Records
══════════════════════════════
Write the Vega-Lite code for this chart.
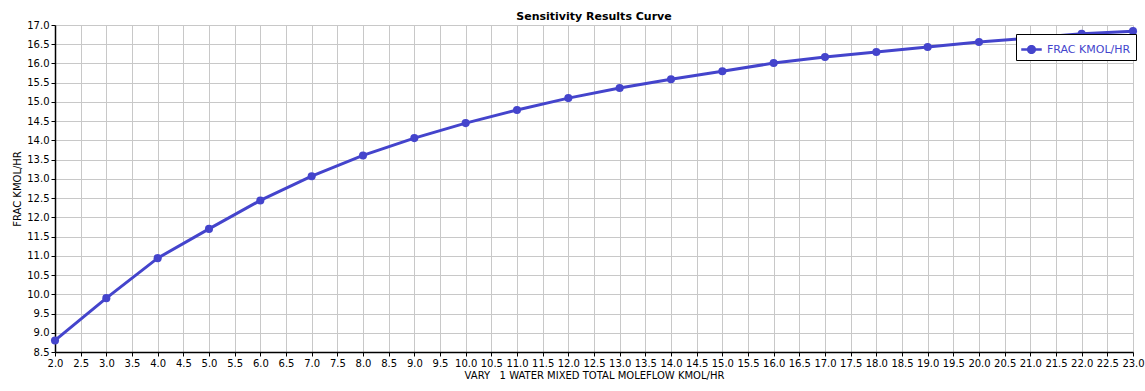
{
  "$schema": "https://vega.github.io/schema/vega-lite/v6.json",
  "width": 1078,
  "height": 327,
  "autosize": {"type": "none"},
  "padding": {"left": 55, "top": 25, "right": 12, "bottom": 39},
  "background": "white",
  "title": {
    "text": "Sensitivity Results Curve",
    "font": "DejaVu Sans",
    "fontSize": 11,
    "fontWeight": "bold",
    "color": "black",
    "offset": -2
  },
  "data": {
    "values": [
      {"x": 2, "y": 8.80, "s": "FRAC KMOL/HR"},
      {"x": 3, "y": 9.90, "s": "FRAC KMOL/HR"},
      {"x": 4, "y": 10.94, "s": "FRAC KMOL/HR"},
      {"x": 5, "y": 11.70, "s": "FRAC KMOL/HR"},
      {"x": 6, "y": 12.44, "s": "FRAC KMOL/HR"},
      {"x": 7, "y": 13.07, "s": "FRAC KMOL/HR"},
      {"x": 8, "y": 13.61, "s": "FRAC KMOL/HR"},
      {"x": 9, "y": 14.06, "s": "FRAC KMOL/HR"},
      {"x": 10, "y": 14.45, "s": "FRAC KMOL/HR"},
      {"x": 11, "y": 14.79, "s": "FRAC KMOL/HR"},
      {"x": 12, "y": 15.10, "s": "FRAC KMOL/HR"},
      {"x": 13, "y": 15.36, "s": "FRAC KMOL/HR"},
      {"x": 14, "y": 15.59, "s": "FRAC KMOL/HR"},
      {"x": 15, "y": 15.80, "s": "FRAC KMOL/HR"},
      {"x": 16, "y": 16.01, "s": "FRAC KMOL/HR"},
      {"x": 17, "y": 16.17, "s": "FRAC KMOL/HR"},
      {"x": 18, "y": 16.30, "s": "FRAC KMOL/HR"},
      {"x": 19, "y": 16.43, "s": "FRAC KMOL/HR"},
      {"x": 20, "y": 16.56, "s": "FRAC KMOL/HR"},
      {"x": 21, "y": 16.66, "s": "FRAC KMOL/HR"},
      {"x": 22, "y": 16.77, "s": "FRAC KMOL/HR"},
      {"x": 23, "y": 16.84, "s": "FRAC KMOL/HR"}
    ]
  },
  "encoding": {
    "x": {
      "field": "x",
      "type": "quantitative",
      "scale": {"domain": [2, 23], "nice": false, "zero": false},
      "axis": {
        "title": "VARY\u00a0\u00a0 1 WATER MIXED TOTAL MOLEFLOW KMOL/HR",
        "values": [2,2.5,3,3.5,4,4.5,5,5.5,6,6.5,7,7.5,8,8.5,9,9.5,10,10.5,11,11.5,12,12.5,13,13.5,14,14.5,15,15.5,16,16.5,17,17.5,18,18.5,19,19.5,20,20.5,21,21.5,22,22.5,23],
        "format": ".1f",
        "labelOverlap": false,
        "labelFlush": false,
        "titlePadding": 2
      }
    },
    "y": {
      "field": "y",
      "type": "quantitative",
      "scale": {"domain": [8.5, 17], "nice": false, "zero": false},
      "axis": {
        "title": "FRAC KMOL/HR",
        "values": [8.5,9,9.5,10,10.5,11,11.5,12,12.5,13,13.5,14,14.5,15,15.5,16,16.5,17],
        "format": ".1f",
        "labelOverlap": false,
        "labelFlush": false,
        "titlePadding": 4
      }
    },
    "color": {
      "field": "s",
      "type": "nominal",
      "scale": {"range": ["#4444cc"]},
      "legend": {
        "title": null,
        "orient": "none",
        "legendX": 961,
        "legendY": 9,
        "strokeColor": "black",
        "fillColor": "white",
        "padding": 5,
        "symbolType": "M-1,-0.12L1,-0.12L1,0.12L-1,0.12Z M-0.45,0A0.45,0.45 0 1,1 0.45,0A0.45,0.45 0 1,1 -0.45,0Z",
        "symbolSize": 420,
        "symbolStrokeWidth": 0,
        "symbolFillColor": "#4444cc",
        "symbolOpacity": 1,
        "labelColor": "#4444cc",
        "labelFont": "DejaVu Sans",
        "labelFontSize": 11,
        "labelOffset": 5
      }
    }
  },
  "layer": [
    {"mark": {"type": "line", "strokeWidth": 3}},
    {"mark": {"type": "point", "filled": true, "size": 65, "opacity": 1}}
  ],
  "config": {
    "view": {"stroke": null},
    "axis": {
      "labelFont": "DejaVu Sans",
      "labelFontSize": 10,
      "labelColor": "black",
      "titleFont": "DejaVu Sans",
      "titleFontSize": 10,
      "titleFontWeight": "normal",
      "titleColor": "black",
      "domainColor": "black",
      "domainWidth": 1.5,
      "tickColor": "black",
      "tickSize": 4,
      "gridColor": "#c8c8c8",
      "gridWidth": 1,
      "gridOpacity": 1
    }
  }
}
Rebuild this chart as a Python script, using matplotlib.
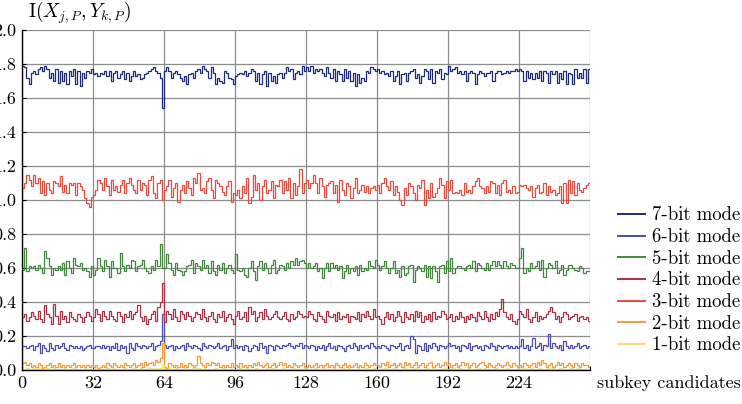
import numpy as np
import matplotlib
matplotlib.use("Agg")
import matplotlib.pyplot as plt

plt.rcParams["font.family"] = ["cmr10", "DejaVu Serif"]
plt.rcParams["mathtext.fontset"] = "cm"
plt.rcParams["axes.formatter.use_mathtext"] = True

# values, in hundredths (1-bit mode in thousandths)
mode7 = [179, 178, 172, 168, 175, 176, 174, 177, 178, 176, 179, 177, 172, 175, 170, 177,
         169, 176, 170, 175, 168, 176, 173, 177, 168, 176, 167, 175, 172, 176, 175, 177,
         174, 175, 173, 175, 174, 176, 173, 176, 170, 175, 176, 172, 174, 176, 171, 175,
         170, 173, 176, 173, 174, 171, 172, 174, 175, 176, 177, 178, 176, 175, 172, 154,
         176, 178, 176, 172, 175, 176, 174, 172, 170, 173, 168, 174, 175, 172, 176, 177,
         175, 179, 177, 176, 172, 178, 175, 168, 172, 170, 169, 176, 175, 172, 171, 168,
         173, 174, 175, 174, 176, 173, 175, 177, 176, 170, 175, 168, 174, 176, 167, 175,
         170, 173, 169, 174, 175, 172, 175, 178, 176, 177, 171, 175, 176, 174, 179, 176,
         178, 176, 179, 175, 177, 176, 177, 175, 173, 178, 175, 172, 177, 170, 176, 174,
         170, 177, 172, 176, 170, 175, 167, 174, 169, 172, 170, 176, 175, 178, 177, 176,
         177, 175, 176, 174, 175, 173, 176, 170, 173, 176, 168, 174, 175, 170, 175, 176,
         177, 172, 174, 169, 173, 177, 176, 171, 177, 169, 176, 175, 177, 171, 175, 174,
         179, 176, 177, 178, 175, 176, 174, 176, 170, 175, 176, 175, 168, 174, 176, 175,
         173, 175, 175, 176, 170, 175, 176, 176, 174, 175, 176, 175, 176, 176, 177, 176,
         177, 176, 170, 176, 172, 175, 171, 175, 172, 176, 170, 176, 175, 169, 176, 174,
         176, 169, 175, 171, 176, 168, 175, 174, 168, 177, 172, 175, 172, 177, 169, 177]

mode6 = [14, 14, 13, 14, 15, 12, 14, 16, 10, 15, 13, 11, 16, 13, 12, 15,
         13, 14, 16, 13, 12, 15, 14, 13, 14, 13, 14, 12, 13, 14, 15, 13,
         13, 14, 14, 13, 15, 13, 14, 12, 14, 13, 16, 12, 15, 13, 14, 10,
         16, 13, 12, 16, 14, 13, 15, 14, 13, 14, 16, 12, 14, 15, 17, 33,
         15, 13, 14, 15, 12, 14, 13, 14, 15, 12, 16, 14, 13, 15, 14, 13,
         12, 16, 14, 13, 15, 14, 13, 14, 16, 13, 14, 15, 12, 14, 18, 13,
         15, 13, 14, 12, 15, 14, 11, 13, 15, 14, 12, 16, 13, 14, 10, 15,
         14, 12, 15, 14, 13, 15, 14, 15, 16, 14, 13, 15, 14, 16, 13, 15,
         14, 13, 15, 14, 12, 14, 13, 15, 12, 14, 16, 13, 14, 12, 15, 14,
         13, 11, 14, 15, 13, 16, 14, 12, 15, 13, 14, 15, 13, 16, 14, 13,
         14, 13, 15, 14, 13, 12, 15, 14, 13, 14, 16, 12, 14, 15, 13, 20,
         18, 10, 15, 14, 12, 16, 11, 15, 13, 16, 14, 12, 15, 14, 13, 14,
         16, 14, 15, 13, 14, 11, 15, 14, 13, 16, 12, 14, 15, 13, 14, 12,
         15, 14, 13, 16, 14, 12, 15, 14, 13, 14, 15, 13, 14, 13, 14, 13,
         14, 18, 13, 15, 12, 14, 19, 13, 14, 16, 12, 15, 14, 21, 13, 16,
         14, 13, 15, 12, 17, 14, 13, 15, 13, 14, 16, 13, 14, 15, 13, 14]

mode5 = [59, 72, 58, 61, 60, 61, 59, 62, 60, 57, 70, 66, 61, 56, 60, 59,
         61, 59, 63, 56, 64, 60, 57, 66, 62, 61, 63, 59, 60, 58, 55, 61,
         56, 59, 66, 61, 58, 65, 61, 55, 64, 60, 60, 57, 69, 61, 58, 62,
         60, 65, 64, 58, 61, 62, 65, 60, 58, 57, 61, 59, 65, 61, 74, 60,
         60, 68, 63, 59, 56, 63, 59, 58, 56, 58, 61, 62, 65, 57, 63, 61,
         59, 65, 60, 62, 57, 64, 58, 56, 62, 59, 63, 57, 60, 62, 59, 57,
         68, 59, 58, 60, 56, 55, 60, 64, 58, 53, 61, 64, 59, 63, 60, 57,
         62, 65, 57, 59, 62, 61, 59, 63, 60, 64, 62, 66, 62, 64, 65, 63,
         60, 63, 60, 61, 63, 58, 60, 54, 60, 63, 58, 63, 60, 62, 59, 61,
         54, 58, 62, 57, 60, 58, 61, 56, 62, 58, 60, 59, 64, 61, 60, 65,
         62, 59, 61, 64, 60, 57, 60, 64, 57, 59, 55, 61, 56, 57, 61, 62,
         52, 59, 61, 60, 58, 62, 55, 61, 54, 61, 58, 52, 61, 62, 57, 64,
         58, 66, 57, 60, 61, 61, 60, 59, 61, 62, 60, 64, 58, 63, 62, 60,
         59, 63, 59, 62, 64, 61, 64, 62, 60, 64, 61, 60, 63, 62, 60, 60,
         66, 72, 57, 60, 58, 63, 60, 61, 64, 59, 65, 55, 60, 63, 62, 60,
         64, 57, 59, 62, 56, 59, 62, 62, 60, 59, 58, 61, 60, 57, 58, 58]

mode4 = [31, 33, 29, 31, 34, 32, 30, 35, 30, 28, 38, 33, 31, 27, 39, 32,
         27, 35, 30, 32, 28, 34, 31, 30, 29, 33, 31, 28, 31, 34, 32, 29,
         31, 36, 33, 29, 35, 32, 30, 35, 32, 30, 29, 34, 32, 28, 33, 31,
         35, 30, 33, 34, 38, 31, 29, 32, 27, 30, 33, 35, 29, 37, 40, 51,
         28, 35, 33, 30, 36, 31, 29, 35, 33, 30, 34, 32, 29, 31, 34, 33,
         30, 36, 31, 29, 32, 34, 30, 28, 33, 31, 35, 29, 31, 33, 30, 27,
         32, 35, 30, 31, 34, 29, 37, 33, 35, 29, 31, 34, 30, 36, 32, 30,
         31, 33, 35, 31, 30, 32, 34, 30, 29, 33, 30, 31, 35, 33, 31, 32,
         31, 35, 33, 30, 29, 34, 32, 30, 28, 35, 32, 31, 33, 29, 34, 30,
         32, 31, 33, 28, 32, 31, 30, 34, 29, 33, 31, 35, 32, 30, 36, 31,
         32, 30, 27, 31, 34, 30, 33, 29, 31, 35, 32, 28, 34, 31, 30, 33,
         29, 35, 31, 34, 28, 32, 30, 33, 29, 34, 30, 32, 31, 35, 33, 30,
         31, 33, 29, 32, 30, 34, 31, 28, 32, 30, 33, 31, 29, 34, 32, 30,
         35, 31, 29, 33, 30, 34, 32, 36, 42, 34, 31, 30, 33, 29, 27, 30,
         35, 33, 31, 36, 30, 28, 31, 34, 29, 32, 30, 31, 33, 35, 37, 34,
         30, 32, 28, 31, 34, 33, 30, 31, 32, 33, 29, 31, 32, 30, 31, 29]

mode3 = [107, 110, 115, 112, 108, 115, 110, 113, 104, 111, 103, 110, 106, 104, 111, 110,
         108, 114, 105, 109, 104, 110, 109, 110, 103, 110, 108, 106, 101, 98, 96, 102,
         103, 106, 112, 110, 106, 113, 108, 103, 112, 106, 108, 105, 109, 112, 104, 110,
         113, 109, 106, 104, 112, 106, 110, 109, 103, 112, 114, 104, 101, 110, 112, 100,
         106, 108, 112, 102, 107, 110, 99, 106, 109, 104, 111, 107, 103, 113, 110, 116,
         106, 107, 104, 111, 113, 106, 101, 112, 110, 108, 105, 103, 108, 111, 99, 104,
         103, 106, 101, 108, 104, 113, 98, 102, 115, 106, 110, 100, 108, 112, 104, 106,
         111, 101, 109, 108, 112, 104, 111, 106, 113, 101, 110, 103, 108, 118, 104, 110,
         112, 107, 110, 115, 110, 104, 113, 108, 102, 109, 110, 111, 104, 109, 99, 112,
         106, 103, 110, 108, 101, 107, 113, 104, 106, 109, 105, 108, 104, 107, 108, 106,
         109, 104, 110, 113, 108, 106, 111, 103, 108, 105, 100, 97, 107, 103, 110, 108,
         104, 100, 109, 107, 112, 97, 106, 101, 110, 102, 104, 107, 113, 109, 101, 111,
         106, 112, 104, 105, 104, 106, 103, 110, 105, 106, 104, 108, 111, 113, 108, 107,
         104, 108, 105, 111, 110, 104, 109, 103, 110, 112, 105, 106, 104, 108, 104, 105,
         109, 108, 109, 107, 106, 108, 102, 107, 109, 104, 105, 110, 103, 108, 105, 106,
         103, 104, 108, 98, 110, 98, 112, 104, 111, 103, 110, 106, 105, 107, 109, 110]

mode2 = [4, 5, 3, 4, 2, 3, 2, 4, 3, 1, 2, 3, 4, 2, 3, 2,
         4, 2, 3, 2, 3, 2, 3, 4, 2, 3, 2, 3, 2, 3, 2, 3,
         2, 3, 1, 2, 3, 2, 4, 3, 2, 4, 3, 2, 3, 2, 4, 3,
         2, 3, 4, 2, 3, 4, 2, 5, 3, 4, 5, 3, 6, 5, 7, 16,
         2, 1, 4, 3, 2, 3, 2, 4, 2, 3, 2, 4, 3, 2, 3, 8,
         4, 3, 2, 4, 3, 5, 4, 3, 4, 2, 3, 2, 3, 2, 4, 2,
         3, 2, 4, 2, 3, 2, 3, 2, 4, 3, 5, 3, 2, 3, 4, 2,
         3, 4, 2, 3, 5, 3, 4, 2, 3, 2, 4, 3, 2, 3, 4, 2,
         2, 3, 2, 3, 4, 2, 3, 2, 3, 4, 2, 3, 2, 4, 3, 2,
         3, 4, 2, 3, 2, 3, 4, 2, 3, 2, 4, 3, 2, 3, 4, 3,
         3, 2, 4, 3, 5, 2, 3, 4, 2, 3, 4, 2, 5, 3, 4, 2,
         3, 5, 2, 3, 4, 2, 3, 4, 5, 2, 3, 4, 2, 3, 5, 3,
         4, 2, 3, 4, 2, 3, 5, 3, 4, 2, 3, 4, 2, 3, 4, 5,
         3, 2, 4, 3, 2, 3, 4, 3, 2, 3, 5, 3, 2, 4, 3, 2,
         3, 2, 4, 3, 2, 3, 4, 2, 5, 3, 6, 4, 2, 3, 4, 2,
         3, 5, 3, 4, 2, 3, 4, 3, 2, 4, 3, 2, 4, 3, 3, 2]

mode1 = [8, 6, 10, 5, 7, 12, 4, 9, 6, 8, 5, 11, 7, 6, 9, 5,
         8, 6, 7, 10, 5, 8, 6, 9, 7, 5, 8, 6, 10, 7, 5, 8,
         6, 9, 5, 7, 8, 6, 10, 5, 7, 9, 6, 8, 5, 7, 11, 6,
         8, 5, 9, 7, 6, 10, 8, 5, 7, 9, 6, 11, 8, 9, 12, 30,
         7, 5, 9, 6, 8, 10, 5, 7, 6, 9, 8, 5, 7, 10, 6, 12,
         8, 6, 9, 5, 7, 8, 6, 10, 5, 7, 9, 6, 8, 5, 7, 6,
         8, 5, 9, 7, 6, 10, 8, 5, 7, 9, 6, 8, 5, 7, 10, 6,
         9, 7, 5, 8, 6, 10, 7, 5, 8, 6, 9, 7, 5, 8, 6, 9,
         5, 7, 8, 6, 10, 5, 7, 9, 6, 8, 5, 7, 11, 6, 8, 5,
         9, 7, 6, 10, 8, 5, 7, 9, 6, 8, 5, 10, 7, 6, 9, 5,
         8, 6, 7, 10, 5, 8, 6, 9, 7, 5, 8, 6, 10, 7, 5, 8,
         6, 9, 5, 7, 8, 6, 10, 5, 7, 9, 6, 8, 5, 7, 11, 6,
         8, 5, 9, 7, 6, 10, 8, 5, 7, 9, 6, 8, 5, 7, 10, 6,
         9, 7, 5, 8, 6, 10, 7, 5, 8, 6, 9, 7, 5, 8, 6, 9,
         7, 5, 9, 6, 8, 10, 5, 7, 6, 9, 8, 5, 7, 10, 6, 12,
         8, 6, 9, 5, 7, 8, 6, 10, 5, 7, 9, 6, 8, 5, 7, 6]

labels = ["7-bit mode", "6-bit mode", "5-bit mode", "4-bit mode",
          "3-bit mode", "2-bit mode", "1-bit mode"]
series = [np.array(mode7) / 100, np.array(mode6) / 100, np.array(mode5) / 100,
          np.array(mode4) / 100, np.array(mode3) / 100, np.array(mode2) / 100,
          np.array(mode1) / 1000]
colors = ["#1c2a7e", "#4b4bb2", "#3f8a3a", "#ad2f40", "#e94a3c", "#f39a3e", "#f6e266"]

xticks = [0, 32, 64, 96, 128, 160, 192, 224]

fig = plt.figure(figsize=(7.42, 4.04), dpi=100)
ax = fig.add_axes([22 / 742, 34 / 404, 568 / 742, 340 / 404])

for vals, lab, col in zip(series, labels, colors):
    edges = np.arange(len(vals) + 1)
    ax.stairs(vals, edges, baseline=None, color=col, linewidth=0.9, label=lab)

ax.set_xlim(0, 256)
ax.set_ylim(0, 2.0)
ax.set_xticks(xticks + [256])
ax.set_xticklabels([str(t) for t in xticks] + [""])
ax.set_yticks(np.arange(0, 2.01, 0.2))
ax.set_yticklabels([f"{t:.1f}" for t in np.arange(0, 2.01, 0.2)])
ax.grid(True, color="#8c8c8c", linewidth=0.9)
ax.set_axisbelow(True)
for s in ["top", "right"]:
    ax.spines[s].set_visible(False)
for s in ["left", "bottom"]:
    ax.spines[s].set_color("black")
    ax.spines[s].set_linewidth(1.0)
ax.tick_params(direction="in", length=3, width=0.8, labelsize=13, pad=4)

proxies = [plt.Line2D([], [], color=c, linewidth=1.4) for c in colors]
fig.legend(proxies, labels, loc="upper left", bbox_to_anchor=(610 / 742, 1 - 199 / 404),
           frameon=False, fontsize=13.5, handlelength=1.45, handletextpad=0.37,
           labelspacing=0.2, borderaxespad=0)

fig.text(597 / 742, 1 - 383 / 404, "subkey candidates", fontsize=13, va="center", ha="left")
fig.text(28 / 742, 1 - 13 / 404, r"I$(X_{j,P}, Y_{k,P})$", fontsize=14, va="center", ha="left")

fig.savefig("out.png", dpi=100)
══════════════════════════════
Can you give again only the lines between the one containing "Rebuild this chart" and the one containing "177, 169, 177]", counting both, exactly as they appear and without any pictures?

EXPECTED OUTPUT:
Rebuild this chart as a Python script, using matplotlib.
import numpy as np
import matplotlib
matplotlib.use("Agg")
import matplotlib.pyplot as plt

plt.rcParams["font.family"] = ["cmr10", "DejaVu Serif"]
plt.rcParams["mathtext.fontset"] = "cm"
plt.rcParams["axes.formatter.use_mathtext"] = True

# values, in hundredths (1-bit mode in thousandths)
mode7 = [179, 178, 172, 168, 175, 176, 174, 177, 178, 176, 179, 177, 172, 175, 170, 177,
         169, 176, 170, 175, 168, 176, 173, 177, 168, 176, 167, 175, 172, 176, 175, 177,
         174, 175, 173, 175, 174, 176, 173, 176, 170, 175, 176, 172, 174, 176, 171, 175,
         170, 173, 176, 173, 174, 171, 172, 174, 175, 176, 177, 178, 176, 175, 172, 154,
         176, 178, 176, 172, 175, 176, 174, 172, 170, 173, 168, 174, 175, 172, 176, 177,
         175, 179, 177, 176, 172, 178, 175, 168, 172, 170, 169, 176, 175, 172, 171, 168,
         173, 174, 175, 174, 176, 173, 175, 177, 176, 170, 175, 168, 174, 176, 167, 175,
         170, 173, 169, 174, 175, 172, 175, 178, 176, 177, 171, 175, 176, 174, 179, 176,
         178, 176, 179, 175, 177, 176, 177, 175, 173, 178, 175, 172, 177, 170, 176, 174,
         170, 177, 172, 176, 170, 175, 167, 174, 169, 172, 170, 176, 175, 178, 177, 176,
         177, 175, 176, 174, 175, 173, 176, 170, 173, 176, 168, 174, 175, 170, 175, 176,
         177, 172, 174, 169, 173, 177, 176, 171, 177, 169, 176, 175, 177, 171, 175, 174,
         179, 176, 177, 178, 175, 176, 174, 176, 170, 175, 176, 175, 168, 174, 176, 175,
         173, 175, 175, 176, 170, 175, 176, 176, 174, 175, 176, 175, 176, 176, 177, 176,
         177, 176, 170, 176, 172, 175, 171, 175, 172, 176, 170, 176, 175, 169, 176, 174,
         176, 169, 175, 171, 176, 168, 175, 174, 168, 177, 172, 175, 172, 177, 169, 177]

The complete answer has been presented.